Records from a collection
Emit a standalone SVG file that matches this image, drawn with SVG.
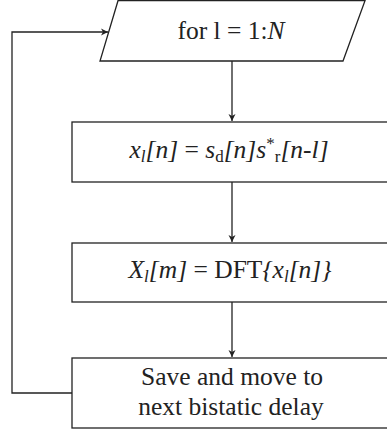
<svg xmlns="http://www.w3.org/2000/svg" width="387" height="432" viewBox="0 0 387 432">
<style>
.shape{fill:#fff;stroke:#222;stroke-width:1.3}
.edge{fill:none;stroke:#222;stroke-width:1.3}
text{font-family:"Liberation Serif","DejaVu Serif",serif;font-size:25.5px;fill:#222;text-anchor:middle}
.i{font-style:italic}
.s{font-size:17px}
</style>
<defs>
<marker id="arr" viewBox="-8 -5 10 10" refX="0" refY="0" markerWidth="10" markerHeight="10" markerUnits="userSpaceOnUse" orient="auto">
<path d="M-7,-3.5 L0,0 L-7,3.5 L-5,0 Z" fill="#222"/>
</marker>
</defs>
<g id="connectors">
<line class="edge" x1="232" y1="61" x2="232" y2="121" marker-end="url(#arr)"/>
<line class="edge" x1="232" y1="182" x2="232" y2="242" marker-end="url(#arr)"/>
<line class="edge" x1="232" y1="302" x2="232" y2="357" marker-end="url(#arr)"/>
<polyline class="edge" points="72,393 12,393 12,32 108,32" marker-end="url(#arr)"/>
</g>
<g id="loop">
<polygon class="shape" points="118,0.7 365,0.7 343,61 100,61"/>
<text x="231" y="39">for l = 1:<tspan class="i">N</tspan></text>
</g>
<g id="correlate">
<rect class="shape" x="72" y="122" width="330" height="60"/>
<text x="229" y="158"><tspan class="i">x</tspan><tspan class="i s" dy="4">l</tspan><tspan class="i" dy="-4">[n]</tspan> = <tspan class="i">s</tspan><tspan class="s" dy="4">d</tspan><tspan class="i" dy="-4">[n]s</tspan><tspan class="s" dy="-9">*</tspan><tspan class="s" dy="13">r</tspan><tspan class="i" dy="-4">[n-l]</tspan></text>
</g>
<g id="dft">
<rect class="shape" x="72" y="243" width="330" height="59"/>
<text x="230" y="278"><tspan class="i">X</tspan><tspan class="i s" dy="4">l</tspan><tspan class="i" dy="-4">[m]</tspan> = DFT<tspan class="i">{x</tspan><tspan class="i s" dy="4">l</tspan><tspan class="i" dy="-4">[n]}</tspan></text>
</g>
<g id="save">
<rect class="shape" x="72" y="358" width="330" height="70"/>
<text x="232" y="385">Save and move to</text>
<text x="231" y="415">next bistatic delay</text>
</g>
</svg>
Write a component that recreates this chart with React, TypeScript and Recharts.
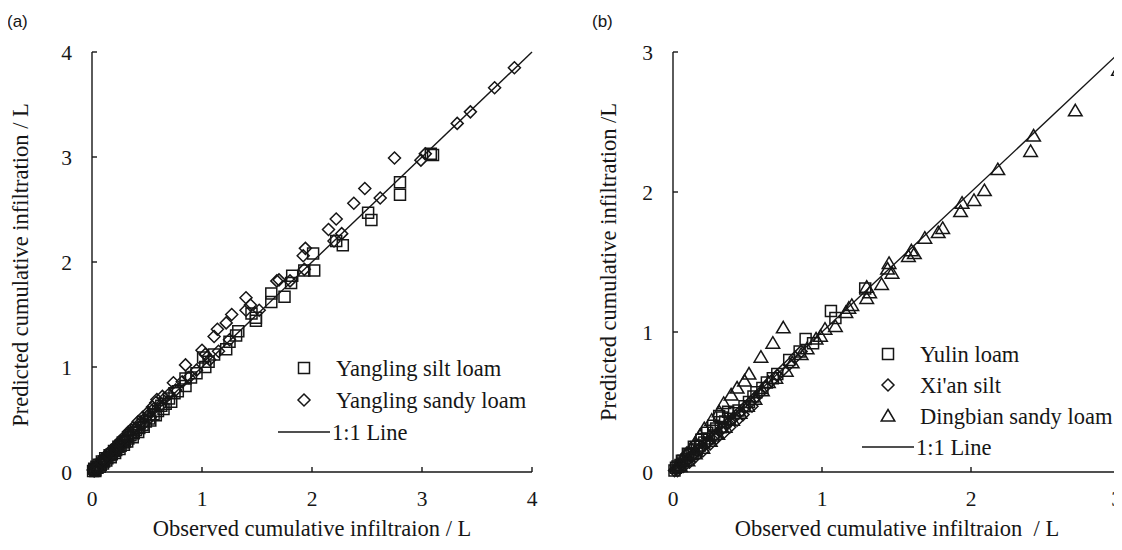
import React from "react";
import { ScatterChart, Scatter, XAxis, YAxis, ReferenceLine, Legend } from "recharts";

const INK = "#161616";
const SERIF = "'Liberation Serif', 'Times New Roman', serif";

// (a) Yangling silt loam (squares)
const siltObs = [
    0.01, 0.02, 0.03, 0.04, 0.05, 0.06, 0.08, 0.09, 0.11, 0.12, 0.14, 0.16, 0.18, 0.2, 0.22, 0.24,
    0.26, 0.28, 0.3, 0.33, 0.35, 0.38, 0.4, 0.43, 0.46, 0.49, 0.52, 0.56, 0.6, 0.63, 0.67, 0.7,
    0.75, 0.78, 0.85, 0.85, 0.9, 0.95, 1.01, 1.03, 1.06, 1.11, 1.22, 1.25, 1.31, 1.33, 1.45, 1.49,
    1.49, 1.63, 1.63, 1.75, 1.81, 1.82, 1.93, 2.01, 2.02, 2.22, 2.28, 2.51, 2.54, 2.8, 2.8, 3.08, 3.1,
    0.03, 0.07, 0.1, 0.13, 0.17, 0.21, 0.25, 0.29, 0.32, 0.37, 0.42, 0.47, 0.53, 0.58, 0.65, 0.72,
];
const siltPred = [
    0.01, 0.03, 0.02, 0.05, 0.04, 0.07, 0.07, 0.1, 0.1, 0.13, 0.13, 0.16, 0.17, 0.2, 0.21, 0.24,
    0.25, 0.28, 0.29, 0.32, 0.35, 0.37, 0.4, 0.42, 0.45, 0.48, 0.51, 0.55, 0.58, 0.63, 0.65, 0.7,
    0.75, 0.77, 0.82, 0.89, 0.9, 0.94, 1.09, 1.0, 1.05, 1.12, 1.17, 1.24, 1.3, 1.34, 1.51, 1.44,
    1.47, 1.62, 1.7, 1.67, 1.8, 1.87, 1.92, 2.08, 1.92, 2.2, 2.16, 2.47, 2.4, 2.76, 2.64, 3.03, 3.02,
    0.01, 0.05, 0.08, 0.11, 0.14, 0.18, 0.22, 0.26, 0.29, 0.33, 0.38, 0.43, 0.49, 0.54, 0.6, 0.67,
];

// (a) Yangling sandy loam (diamonds)
const sandyObs = [
    0.01, 0.02, 0.03, 0.05, 0.06, 0.07, 0.09, 0.1, 0.12, 0.13, 0.15, 0.17, 0.19, 0.21, 0.23, 0.25,
    0.27, 0.29, 0.31, 0.34, 0.36, 0.39, 0.41, 0.44, 0.47, 0.5, 0.53, 0.56, 0.59, 0.62, 0.66, 0.7,
    0.74, 0.76, 0.82, 0.85, 0.88, 0.95, 1.0, 1.03, 1.07, 1.11, 1.14, 1.15, 1.22, 1.27, 1.25, 1.4,
    1.4, 1.44, 1.52, 1.68, 1.7, 1.8, 1.92, 1.93, 1.94, 2.15, 2.2, 2.22, 2.27, 2.38, 2.48, 2.62,
    2.75, 2.99, 3.03, 3.32, 3.44, 3.66, 3.84,
    0.04, 0.08, 0.11, 0.14, 0.18, 0.22, 0.26, 0.3, 0.33, 0.37, 0.42, 0.46, 0.51, 0.55, 0.58, 0.64,
];
const sandyPred = [
    0.02, 0.01, 0.04, 0.06, 0.05, 0.09, 0.08, 0.12, 0.11, 0.15, 0.14, 0.19, 0.18, 0.23, 0.22, 0.27,
    0.26, 0.31, 0.3, 0.36, 0.35, 0.41, 0.4, 0.47, 0.46, 0.53, 0.52, 0.6, 0.69, 0.63, 0.7, 0.74,
    0.85, 0.78, 0.86, 1.02, 0.9, 0.97, 1.16, 1.12, 1.07, 1.29, 1.36, 1.15, 1.42, 1.5, 1.26, 1.54,
    1.66, 1.59, 1.54, 1.82, 1.83, 1.82, 2.06, 1.93, 2.13, 2.31, 2.2, 2.41, 2.27, 2.56, 2.7, 2.61,
    2.99, 2.97, 3.03, 3.32, 3.43, 3.66, 3.85,
    0.03, 0.1, 0.13, 0.17, 0.21, 0.25, 0.3, 0.34, 0.38, 0.42, 0.48, 0.52, 0.57, 0.62, 0.66, 0.72,
];

// (b) Yulin loam (squares)
const yulinObs = [
    0.01, 0.03, 0.05, 0.07, 0.09, 0.11, 0.13, 0.16, 0.18, 0.21, 0.24, 0.27, 0.29, 0.32, 0.31, 0.35,
    0.38, 0.41, 0.44, 0.48, 0.51, 0.54, 0.56, 0.6, 0.63, 0.67, 0.7, 0.78, 0.85, 0.89, 0.94, 1.06,
    1.09, 1.29, 0.02, 0.06, 0.1, 0.14, 0.19, 0.23, 0.27, 0.33, 0.37,
];
const yulinPred = [
    0.01, 0.04, 0.05, 0.08, 0.09, 0.12, 0.13, 0.16, 0.19, 0.21, 0.24, 0.26, 0.31, 0.32, 0.4, 0.36,
    0.38, 0.42, 0.44, 0.47, 0.5, 0.54, 0.57, 0.6, 0.64, 0.67, 0.7, 0.8, 0.86, 0.95, 0.92, 1.15,
    1.1, 1.31, 0.03, 0.08, 0.13, 0.18, 0.23, 0.28, 0.33, 0.39, 0.43,
];

// (b) Xi'an silt (diamonds)
const xianObs = [
    0.01, 0.02, 0.04, 0.06, 0.08, 0.1, 0.12, 0.14, 0.17, 0.19, 0.22, 0.24, 0.27, 0.3, 0.33, 0.36,
    0.39, 0.42, 0.45, 0.48, 0.52, 0.55, 0.58, 0.62, 0.66, 0.7, 0.74, 0.78, 0.82, 0.86,
    0.03, 0.07, 0.11, 0.15, 0.2, 0.25, 0.29, 0.34, 0.38, 0.43, 0.47, 0.53,
];
const xianPred = [
    0.01, 0.02, 0.03, 0.05, 0.07, 0.09, 0.11, 0.13, 0.15, 0.18, 0.2, 0.22, 0.25, 0.28, 0.31, 0.34,
    0.37, 0.4, 0.43, 0.46, 0.5, 0.53, 0.56, 0.61, 0.65, 0.69, 0.73, 0.77, 0.82, 0.86,
    0.01, 0.04, 0.07, 0.11, 0.15, 0.2, 0.24, 0.28, 0.32, 0.37, 0.41, 0.47,
];

// (b) Dingbian sandy loam (triangles)
const dingObs = [
    0.03, 0.06, 0.09, 0.12, 0.15, 0.18, 0.21, 0.26, 0.31, 0.34, 0.39, 0.43, 0.48, 0.51, 0.59, 0.67,
    0.74, 0.05, 0.1, 0.15, 0.2, 0.25, 0.3, 0.35, 0.4, 0.45, 0.5, 0.55, 0.6, 0.64, 0.69, 0.76,
    0.8, 0.86, 0.9, 0.96, 0.99, 1.02, 1.09, 1.16, 1.18, 1.2, 1.3, 1.3, 1.32, 1.4, 1.45, 1.47,
    1.44, 1.58, 1.62, 1.6, 1.69, 1.78, 1.81, 1.93, 1.94, 2.02, 2.09, 2.18, 2.4, 2.42, 2.7, 2.99,
];
const dingPred = [
    0.05, 0.09, 0.13, 0.17, 0.21, 0.26, 0.31, 0.37, 0.43, 0.49, 0.55, 0.6, 0.65, 0.7, 0.82, 0.92,
    1.03, 0.04, 0.08, 0.13, 0.17, 0.22, 0.27, 0.32, 0.37, 0.42, 0.47, 0.52, 0.58, 0.64, 0.67, 0.72,
    0.78, 0.84, 0.88, 0.95, 0.97, 1.02, 1.04, 1.14, 1.17, 1.19, 1.24, 1.32, 1.28, 1.34, 1.49, 1.42,
    1.45, 1.54, 1.56, 1.58, 1.67, 1.71, 1.74, 1.86, 1.92, 1.94, 2.01, 2.16, 2.29, 2.4, 2.58, 2.87,
];

const ticksA = [0, 1, 2, 3, 4];
const ticksB = [0, 1, 2, 3];

const legendA = [
    { label: "Yangling silt loam", kind: "square" },
    { label: "Yangling sandy loam", kind: "diamond" },
    { label: "1:1 Line", kind: "line" },
];
const legendB = [
    { label: "Yulin loam", kind: "square" },
    { label: "Xi'an silt", kind: "diamond" },
    { label: "Dingbian sandy loam", kind: "triangle" },
    { label: "1:1 Line", kind: "line" },
];

const pts = (obs: number[], pred: number[]) => obs.map((x, i) => ({ x, y: pred[i] }));

const mark = { fill: "none", stroke: INK, strokeWidth: 1.5 };

function squarePath(cx: number, cy: number) {
    return `M${cx - 5.5},${cy - 5.5}h11v11h-11Z`;
}
function diamondPath(cx: number, cy: number) {
    return `M${cx},${cy - 6}L${cx + 6},${cy}L${cx},${cy + 6}L${cx - 6},${cy}Z`;
}
function trianglePath(cx: number, cy: number) {
    return `M${cx},${cy - 6.5}L${cx + 6.8},${cy + 5}L${cx - 6.8},${cy + 5}Z`;
}

const Square = (p: any) => <path d={squarePath(p.cx, p.cy)} {...mark} />;
const Diamond = (p: any) => <path d={diamondPath(p.cx, p.cy)} {...mark} />;
const Triangle = (p: any) => <path d={trianglePath(p.cx, p.cy)} {...mark} />;

function LegendBox({ items, left, top, row, lineFrom }: any) {
    const h = top + row * items.length + 20;
    return (
        <svg width={560} height={h} style={{ position: "absolute", left: 0, top: 0, overflow: "visible" }}>
            {items.map((it: any, i: number) => {
                const y = top + i * row;
                let sym = null;
                if (it.kind === "square") sym = <path d={squarePath(left, y)} {...mark} />;
                if (it.kind === "diamond") sym = <path d={diamondPath(left, y)} {...mark} />;
                if (it.kind === "triangle") sym = <path d={trianglePath(left, y)} {...mark} />;
                if (it.kind === "line")
                    sym = <line x1={lineFrom} x2={left + 26} y1={y} y2={y} stroke={INK} strokeWidth={1.5} />;
                return (
                    <g key={it.label}>
                        {sym}
                        <text
                            x={it.kind === "line" ? left + 28 : left + 32}
                            y={y + 7.5}
                            fontFamily={SERIF}
                            fontSize={22.5}
                            fill={INK}
                        >
                            {it.label}
                        </text>
                    </g>
                );
            })}
        </svg>
    );
}

const tickStyle = { fontFamily: SERIF, fontSize: 21.5, fill: INK };

export default function App() {
    return (
        <div style={{ position: "relative", width: 1122, height: 550, margin: -8, background: "#fff", overflow: "hidden" }}>
            <div style={{ position: "absolute", left: 0, top: 0 }}>
                <ScatterChart width={560} height={550} margin={{ top: 52, right: 28, bottom: 48, left: 0 }}>
                    <XAxis
                        type="number"
                        dataKey="x"
                        domain={[0, 4]}
                        ticks={ticksA}
                        height={30}
                        tickSize={-5}
                        tickMargin={24}
                        stroke={INK}
                        strokeWidth={1.4}
                        tick={tickStyle}
                    />
                    <YAxis
                        type="number"
                        dataKey="y"
                        domain={[0, 4]}
                        ticks={ticksA}
                        width={92}
                        tickSize={-5}
                        tickMargin={25}
                        stroke={INK}
                        strokeWidth={1.4}
                        tick={tickStyle}
                    />
                    <ReferenceLine
                        segment={[{ x: 0, y: 0 }, { x: 4, y: 4 }]}
                        stroke={INK}
                        strokeWidth={1.4}
                    />
                    <Scatter name="Yangling silt loam" data={pts(siltObs, siltPred)} shape={Square} isAnimationActive={false} />
                    <Scatter name="Yangling sandy loam" data={pts(sandyObs, sandyPred)} shape={Diamond} isAnimationActive={false} />
                    <Legend
                        layout="vertical"
                        align="center"
                        verticalAlign="middle"
                        wrapperStyle={{ position: "absolute", left: 0, top: 0, width: 560, height: 0 }}
                        content={() => <LegendBox items={legendA} left={304} top={368} row={32} lineFrom={278} />}
                    />
                </ScatterChart>
            </div>
            <div style={{ position: "absolute", left: 560, top: 0 }}>
                <ScatterChart width={562} height={550} margin={{ top: 52, right: 2, bottom: 48, left: 0 }}>
                    <XAxis
                        type="number"
                        dataKey="x"
                        domain={[0, 3]}
                        ticks={ticksB}
                        height={30}
                        tickSize={-5}
                        tickMargin={24}
                        stroke={INK}
                        strokeWidth={1.4}
                        tick={tickStyle}
                    />
                    <YAxis
                        type="number"
                        dataKey="y"
                        domain={[0, 3]}
                        ticks={ticksB}
                        width={113}
                        tickSize={-5}
                        tickMargin={25}
                        stroke={INK}
                        strokeWidth={1.4}
                        tick={tickStyle}
                    />
                    <ReferenceLine
                        segment={[{ x: 0, y: 0 }, { x: 3, y: 3 }]}
                        stroke={INK}
                        strokeWidth={1.4}
                    />
                    <Scatter name="Yulin loam" data={pts(yulinObs, yulinPred)} shape={Square} isAnimationActive={false} />
                    <Scatter name="Xi'an silt" data={pts(xianObs, xianPred)} shape={Diamond} isAnimationActive={false} />
                    <Scatter name="Dingbian sandy loam" data={pts(dingObs, dingPred)} shape={Triangle} isAnimationActive={false} />
                    <Legend
                        layout="vertical"
                        align="center"
                        verticalAlign="middle"
                        wrapperStyle={{ position: "absolute", left: 0, top: 0, width: 562, height: 0 }}
                        content={() => <LegendBox items={legendB} left={328} top={354} row={31} lineFrom={302} />}
                    />
                </ScatterChart>
            </div>
            {/* panel letters and axis titles */}
            <svg width={1122} height={550} style={{ position: "absolute", left: 0, top: 0, pointerEvents: "none" }}>
                <text x={7} y={27} fontFamily="'Liberation Sans', Arial, sans-serif" fontSize={17} fill={INK}>(a)</text>
                <text x={592} y={27} fontFamily="'Liberation Sans', Arial, sans-serif" fontSize={17} fill={INK}>(b)</text>
                <text x={312} y={536} textAnchor="middle" fontFamily={SERIF} fontSize={22.5} fill={INK}>
                    Observed cumulative infiltraion / L
                </text>
                <text x={897} y={536} textAnchor="middle" fontFamily={SERIF} fontSize={22.5} fill={INK} style={{ whiteSpace: "pre" }}>
                    {"Observed cumulative infiltraion  / L"}
                </text>
                <text transform="translate(28,265) rotate(-90)" textAnchor="middle" fontFamily={SERIF} fontSize={22.5} fill={INK}>
                    Predicted cumulative infiltration / L
                </text>
                <text transform="translate(616,262) rotate(-90)" textAnchor="middle" fontFamily={SERIF} fontSize={22.5} fill={INK}>
                    Predicted cumulative infiltration /L
                </text>
            </svg>
        </div>
    );
}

> **EXERCISE**
Copy word for word every line from the one with "Write a component" through the one with "Serif', 'Times New", including both. No pictures belong in the copy.

> **WRITTEN RESPONSE**
Write a component that recreates this chart with React, TypeScript and Recharts.
import React from "react";
import { ScatterChart, Scatter, XAxis, YAxis, ReferenceLine, Legend } from "recharts";

const INK = "#161616";
const SERIF = "'Liberation Serif', 'Times New Roman', serif";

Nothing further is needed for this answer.